* **Material provided**:
— BEGIN —
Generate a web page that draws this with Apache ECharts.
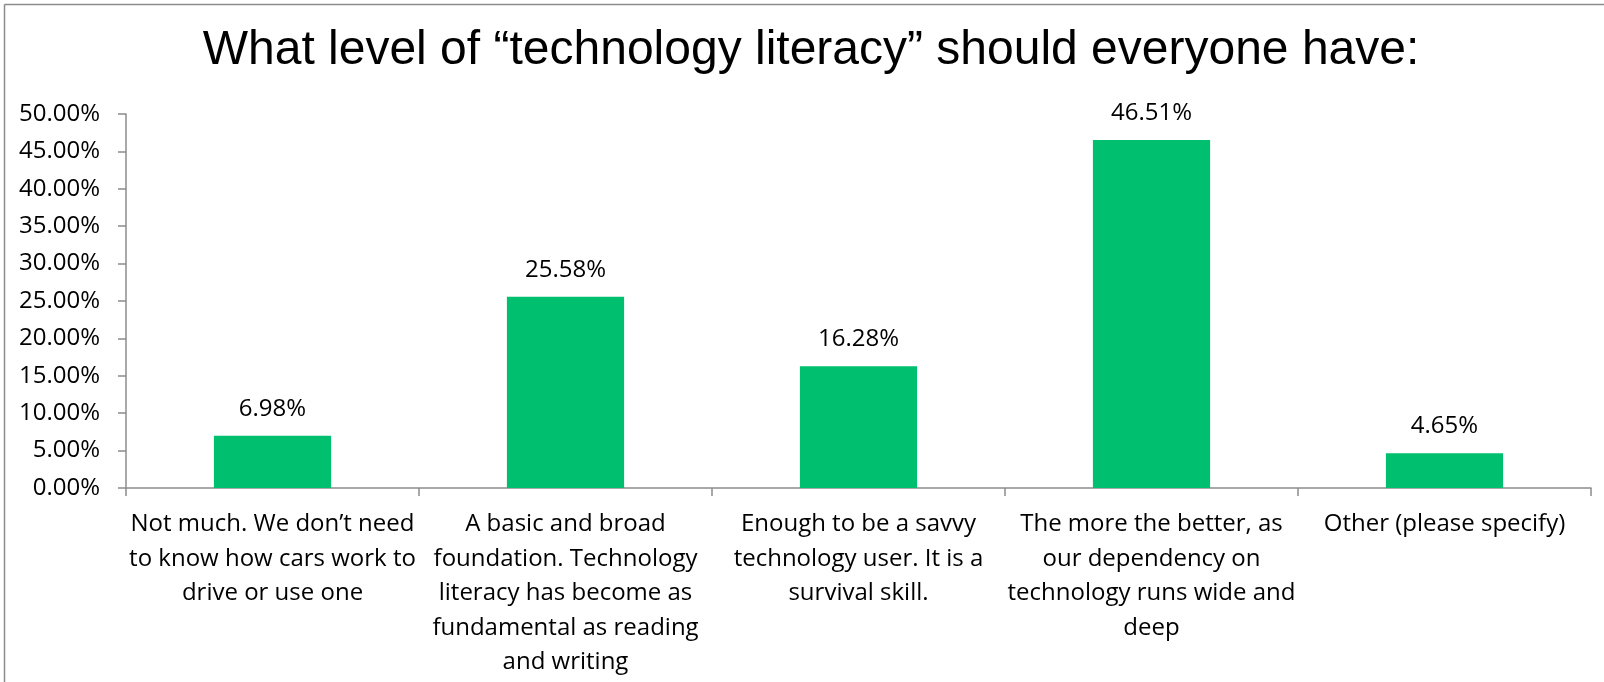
<!DOCTYPE html>
<html>
<head>
<meta charset="utf-8">
<title>Technology literacy</title>
<script src="https://cdn.jsdelivr.net/npm/echarts@6/dist/echarts.min.js"></script>
<style>
  html, body { margin: 0; padding: 0; background: #fff; }
  #chart { width: 1604px; height: 682px; }
</style>
</head>
<body>
<div id="chart"></div>
<script>
var categories = [
    "Not much. We don\u2019t need\nto know how cars work to\ndrive or use one",
    "A basic and broad\nfoundation. Technology\nliteracy has become as\nfundamental as reading\nand writing",
    "Enough to be a savvy\ntechnology user. It is a\nsurvival skill.",
    "The more the better, as\nour dependency on\ntechnology runs wide and\ndeep",
    "Other (please specify)"
];
var shares = [6.98, 25.58, 16.28, 46.51, 4.65];
var titleText = "What level of \u201ctechnology literacy\u201d should everyone have:";

var labelFont = "'Open Sans', 'Noto Sans', sans-serif";
var axisGray = "#8c8c8c";

var chart = echarts.init(document.getElementById("chart"));
chart.setOption({
    animation: false,
    backgroundColor: "#fff",
    title: {
        text: titleText,
        left: 806,
        textAlign: "center",
        top: 22,
        textStyle: {
            fontFamily: "'Liberation Sans', Arial, sans-serif",
            fontSize: 48,
            fontWeight: "normal",
            color: "#000"
        }
    },
    graphic: [
        { type: "line", shape: { x1: 4.5, y1: 4.5, x2: 1604, y2: 4.5 }, style: { stroke: axisGray, lineWidth: 1.5 } },
        { type: "line", shape: { x1: 4.5, y1: 4.5, x2: 4.5, y2: 682 }, style: { stroke: axisGray, lineWidth: 1.5 } }
    ],
    grid: { left: 126, right: 13, top: 114, bottom: 194 },
    xAxis: {
        type: "category",
        data: categories,
        axisLine: { lineStyle: { color: axisGray, width: 1.5 } },
        axisTick: { show: true, length: 8, lineStyle: { color: axisGray, width: 1.5 } },
        axisLabel: {
            interval: 0,
            margin: 19,
            color: "#000",
            fontFamily: labelFont,
            fontSize: 24,
            lineHeight: 34.5,
            align: "center"
        }
    },
    yAxis: {
        type: "value",
        min: 0,
        max: 50,
        interval: 5,
        splitLine: { show: false },
        axisLine: { show: true, lineStyle: { color: axisGray, width: 1.5 } },
        axisTick: { show: true, length: 8, lineStyle: { color: axisGray, width: 1.5 } },
        axisLabel: {
            margin: 26,
            color: "#000",
            fontFamily: labelFont,
            fontSize: 24,
            formatter: function (v) { return v.toFixed(2) + "%"; }
        }
    },
    series: [{
        type: "bar",
        data: shares,
        barWidth: "40%",
        itemStyle: { color: "#00bf6f" },
        label: {
            show: true,
            position: "top",
            distance: 15,
            color: "#000",
            fontFamily: labelFont,
            fontSize: 24,
            formatter: function (p) { return p.value.toFixed(2) + "%"; }
        }
    }]
});
</script>
</body>
</html>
— END —
* **What is required**: Your task is to reproduce all of the material exactly. The pictures stay out.

* **Output**:
Generate a web page that draws this with Apache ECharts.
<!DOCTYPE html>
<html>
<head>
<meta charset="utf-8">
<title>Technology literacy</title>
<script src="https://cdn.jsdelivr.net/npm/echarts@6/dist/echarts.min.js"></script>
<style>
  html, body { margin: 0; padding: 0; background: #fff; }
  #chart { width: 1604px; height: 682px; }
</style>
</head>
<body>
<div id="chart"></div>
<script>
var categories = [
    "Not much. We don\u2019t need\nto know how cars work to\ndrive or use one",
    "A basic and broad\nfoundation. Technology\nliteracy has become as\nfundamental as reading\nand writing",
    "Enough to be a savvy\ntechnology user. It is a\nsurvival skill.",
    "The more the better, as\nour dependency on\ntechnology runs wide and\ndeep",
    "Other (please specify)"
];
var shares = [6.98, 25.58, 16.28, 46.51, 4.65];
var titleText = "What level of \u201ctechnology literacy\u201d should everyone have:";

var labelFont = "'Open Sans', 'Noto Sans', sans-serif";
var axisGray = "#8c8c8c";

var chart = echarts.init(document.getElementById("chart"));
chart.setOption({
    animation: false,
    backgroundColor: "#fff",
    title: {
        text: titleText,
        left: 806,
        textAlign: "center",
        top: 22,
        textStyle: {
            fontFamily: "'Liberation Sans', Arial, sans-serif",
            fontSize: 48,
            fontWeight: "normal",
            color: "#000"
        }
    },
    graphic: [
        { type: "line", shape: { x1: 4.5, y1: 4.5, x2: 1604, y2: 4.5 }, style: { stroke: axisGray, lineWidth: 1.5 } },
        { type: "line", shape: { x1: 4.5, y1: 4.5, x2: 4.5, y2: 682 }, style: { stroke: axisGray, lineWidth: 1.5 } }
    ],
    grid: { left: 126, right: 13, top: 114, bottom: 194 },
    xAxis: {
        type: "category",
        data: categories,
        axisLine: { lineStyle: { color: axisGray, width: 1.5 } },
        axisTick: { show: true, length: 8, lineStyle: { color: axisGray, width: 1.5 } },
        axisLabel: {
            interval: 0,
            margin: 19,
            color: "#000",
            fontFamily: labelFont,
            fontSize: 24,
            lineHeight: 34.5,
            align: "center"
        }
    },
    yAxis: {
        type: "value",
        min: 0,
        max: 50,
        interval: 5,
        splitLine: { show: false },
        axisLine: { show: true, lineStyle: { color: axisGray, width: 1.5 } },
        axisTick: { show: true, length: 8, lineStyle: { color: axisGray, width: 1.5 } },
        axisLabel: {
            margin: 26,
            color: "#000",
            fontFamily: labelFont,
            fontSize: 24,
            formatter: function (v) { return v.toFixed(2) + "%"; }
        }
    },
    series: [{
        type: "bar",
        data: shares,
        barWidth: "40%",
        itemStyle: { color: "#00bf6f" },
        label: {
            show: true,
            position: "top",
            distance: 15,
            color: "#000",
            fontFamily: labelFont,
            fontSize: 24,
            formatter: function (p) { return p.value.toFixed(2) + "%"; }
        }
    }]
});
</script>
</body>
</html>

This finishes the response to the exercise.